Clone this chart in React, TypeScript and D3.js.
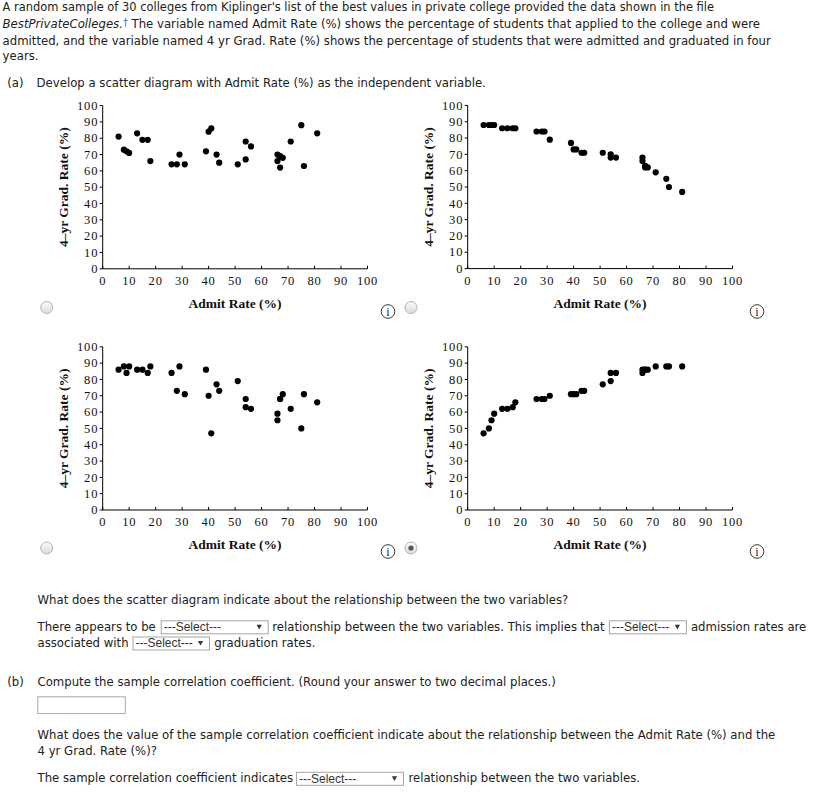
import React from "react";
import * as d3 from "d3";

// ---- data ----
const admitRate = [6, 8, 9, 10, 13, 15, 17, 18, 26, 28, 29, 31, 39, 40, 41, 43, 44, 51, 54, 54, 56, 66, 66, 67, 67, 68, 71, 75, 76, 81];
const gradRateA = [81, 73, 72, 71, 83, 79, 79, 66, 64, 64, 70, 64, 72, 84, 86, 70, 65, 64, 78, 67, 75, 70, 66, 69, 62, 68, 78, 88, 63, 83];
const gradRateB = [88, 88, 88, 88, 86, 86, 86, 86, 84, 84, 84, 79, 77, 73, 73, 71, 71, 71, 70, 68, 68, 68, 66, 63, 62, 62, 59, 55, 50, 47];
const gradRateC = [86, 88, 84, 88, 86, 86, 84, 88, 84, 73, 88, 71, 86, 70, 47, 77, 73, 79, 68, 63, 62, 59, 55, 68, 68, 71, 62, 50, 71, 66];
const gradRateD = [47, 50, 55, 59, 62, 62, 63, 66, 68, 68, 68, 70, 71, 71, 71, 73, 73, 77, 79, 84, 84, 84, 86, 86, 86, 86, 88, 88, 88, 88];
const axisTicks = [0, 10, 20, 30, 40, 50, 60, 70, 80, 90, 100];
const xTitle = "Admit Rate (%)";
const yTitle = "4\u2013yr Grad. Rate (%)";

const PW = 264.8;
const PH = 163.2;
const SX = 0.9;
const TXT = "#222";

function T({ x, y, children, ...rest }: any) {
  return (
    <text
      transform={`translate(${x},${y}) scale(${SX},1)`}
      fontFamily="'DejaVu Sans', Verdana, sans-serif"
      fontSize={13}
      fill={TXT}
      {...rest}
    >
      {children}
    </text>
  );
}

function Scatter({ left, top, values }: { left: number; top: number; values: number[] }) {
  const x = d3.scaleLinear().domain([0, 100]).range([left, left + PW]);
  const y = d3.scaleLinear().domain([0, 100]).range([top + PH, top]);
  const pts = admitRate.map((a, i) => [a, values[i]]);
  const bottom = y(0);
  return (
    <g>
      <line x1={x(0)} x2={x(100)} y1={bottom} y2={bottom} stroke="#000" strokeWidth={1} />
      <line x1={x(0)} x2={x(0)} y1={y(0)} y2={y(100)} stroke="#000" strokeWidth={1} />
      {axisTicks.map((t) => (
        <g key={"x" + t}>
          <line x1={x(t)} x2={x(t)} y1={bottom} y2={bottom - 3} stroke="#000" />
          <text
            x={x(t)}
            y={bottom + 16.3}
            textAnchor="middle"
            fontFamily="'Liberation Serif', serif"
            fontSize={12.5}
            letterSpacing={0.8}
            fill="#111"
          >
            {t}
          </text>
        </g>
      ))}
      {axisTicks.map((t) => (
        <g key={"y" + t}>
          <line x1={x(0)} x2={x(0) - 3} y1={y(t)} y2={y(t)} stroke="#000" />
          <text
            x={x(0) - 4.5}
            y={y(t) + 4.2}
            textAnchor="end"
            fontFamily="'Liberation Serif', serif"
            fontSize={12.5}
            letterSpacing={0.8}
            fill="#111"
          >
            {t}
          </text>
        </g>
      ))}
      {pts.map(([a, g], i) => (
        <circle key={i} cx={x(a)} cy={y(g)} r={3.1} fill="#000" />
      ))}
      <text
        x={(x(0) + x(100)) / 2}
        y={bottom + 39}
        textAnchor="middle"
        fontFamily="'Liberation Serif', serif"
        fontWeight="bold"
        fontSize={13.5}
        fill="#111"
      >
        {xTitle}
      </text>
      <text
        transform={`translate(${x(0) - 35},${(y(0) + y(100)) / 2}) rotate(-90)`}
        textAnchor="middle"
        fontFamily="'Liberation Serif', serif"
        fontWeight="bold"
        fontSize={13.5}
        fill="#111"
      >
        {yTitle}
      </text>
    </g>
  );
}

function Radio({ cx, cy, checked }: { cx: number; cy: number; checked?: boolean }) {
  return (
    <g>
      <circle cx={cx} cy={cy} r={6} fill="url(#radioGrad)" stroke="#b4b4b4" strokeWidth={1} />
      {checked && <circle cx={cx} cy={cy} r={2.6} fill="#555" />}
    </g>
  );
}

function Info({ cx, cy }: { cx: number; cy: number }) {
  return (
    <g>
      <circle cx={cx} cy={cy} r={6.8} fill="#fff" stroke="#333" strokeWidth={1} />
      <text x={cx} y={cy + 4} textAnchor="middle" fontFamily="'Liberation Serif', serif" fontSize={12} fill="#222">
        i
      </text>
    </g>
  );
}

function Select({ x, y, w }: { x: number; y: number; w: number }) {
  const h = 13;
  const ax = x + w - 8.5;
  const ay = y + h / 2;
  return (
    <g>
      <rect x={x + 0.5} y={y + 0.5} width={w} height={h} fill="#fff" stroke="#a6a6a6" strokeWidth={1} />
      <text x={x + 3} y={y + 10.8} fontFamily="'Liberation Sans', Arial, sans-serif" fontSize={12} fill="#333">
        ---Select---
      </text>
      <path d={`M${ax - 2.6},${ay - 2} L${ax + 2.6},${ay - 2} L${ax},${ay + 2.6} Z`} fill="#333" />
    </g>
  );
}

export default function App() {
  return (
    <svg
      width={819}
      height={801}
      viewBox="0 0 819 801"
      style={{ position: "absolute", left: 0, top: 0, background: "#fff" }}
    >
      <defs>
        <linearGradient id="radioGrad" x1="0" y1="0" x2="0" y2="1">
          <stop offset="0" stopColor="#fbfbfb" />
          <stop offset="1" stopColor="#dcdcdc" />
        </linearGradient>
      </defs>
      <rect x={0} y={0} width={819} height={801} fill="#fff" />

      <T x={2.6} y={11} textLength={790.5} lengthAdjust="spacingAndGlyphs">
        A random sample of 30 colleges from Kiplinger's list of the best values in private college provided the data shown in the file
      </T>
      <T x={2.6} y={28.3}>
        <tspan fontStyle="italic">BestPrivateColleges.</tspan>
        <tspan fill="#3a6fd0" fontSize={11} dy={-2}>
          {"\u2020"}
        </tspan>
        <tspan dy={2}>
          {" The variable named Admit Rate (%) shows the percentage of students that applied to the college and were"}
        </tspan>
      </T>
      <T x={2.6} y={44.7}>
        admitted, and the variable named 4 yr Grad. Rate (%) shows the percentage of students that were admitted and graduated in four
      </T>
      <T x={2.6} y={60.3}>
        years.
      </T>
      <T x={7.3} y={86.7}>
        (a)
      </T>
      <T x={36.6} y={86.7}>
        Develop a scatter diagram with Admit Rate (%) as the independent variable.
      </T>

      <Scatter left={102.7} top={105.6} values={gradRateA} />
      <Scatter left={467.7} top={105.4} values={gradRateB} />
      <Scatter left={102.7} top={346.8} values={gradRateC} />
      <Scatter left={467.7} top={346.8} values={gradRateD} />

      <Radio cx={46.7} cy={307.5} />
      <Radio cx={411} cy={307.5} />
      <Radio cx={46.7} cy={548} />
      <Radio cx={411} cy={548} checked />
      <Info cx={388} cy={311.5} />
      <Info cx={757} cy={311.5} />
      <Info cx={388} cy={551.5} />
      <Info cx={757} cy={551.5} />

      <T x={37.5} y={604}>
        What does the scatter diagram indicate about the relationship between the two variables?
      </T>
      <T x={37.5} y={630.7}>
        There appears to be
      </T>
      <Select x={160.7} y={620.3} w={107} />
      <T x={272.3} y={630.7}>
        relationship between the two variables. This implies that
      </T>
      <Select x={608.9} y={620.3} w={77} />
      <T x={690.9} y={630.7}>
        admission rates are
      </T>
      <T x={37.5} y={646.7}>
        associated with
      </T>
      <Select x={132.5} y={636.5} w={76.5} />
      <T x={214.3} y={646.7}>
        graduation rates.
      </T>

      <T x={7.3} y={686}>
        (b)
      </T>
      <T x={37.5} y={686}>
        Compute the sample correlation coefficient. (Round your answer to two decimal places.)
      </T>
      <rect x={37.8} y={696.8} width={87.5} height={16.8} fill="#fff" stroke="#a9a9a9" strokeWidth={1} />

      <T x={37.5} y={739}>
        What does the value of the sample correlation coefficient indicate about the relationship between the Admit Rate (%) and the
      </T>
      <T x={37.5} y={754.5}>
        4 yr Grad. Rate (%)?
      </T>
      <T x={37.5} y={781.5}>
        The sample correlation coefficient indicates
      </T>
      <Select x={296} y={771.8} w={107} />
      <T x={408.4} y={781.5}>
        relationship between the two variables.
      </T>
    </svg>
  );
}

- Short task
Only the lines from the top of the data through the line with "import * as" should be quoted, exactly and with both ends kept; skip the pictures.

- In response
Clone this chart in React, TypeScript and D3.js.
import React from "react";
import * as d3 from "d3";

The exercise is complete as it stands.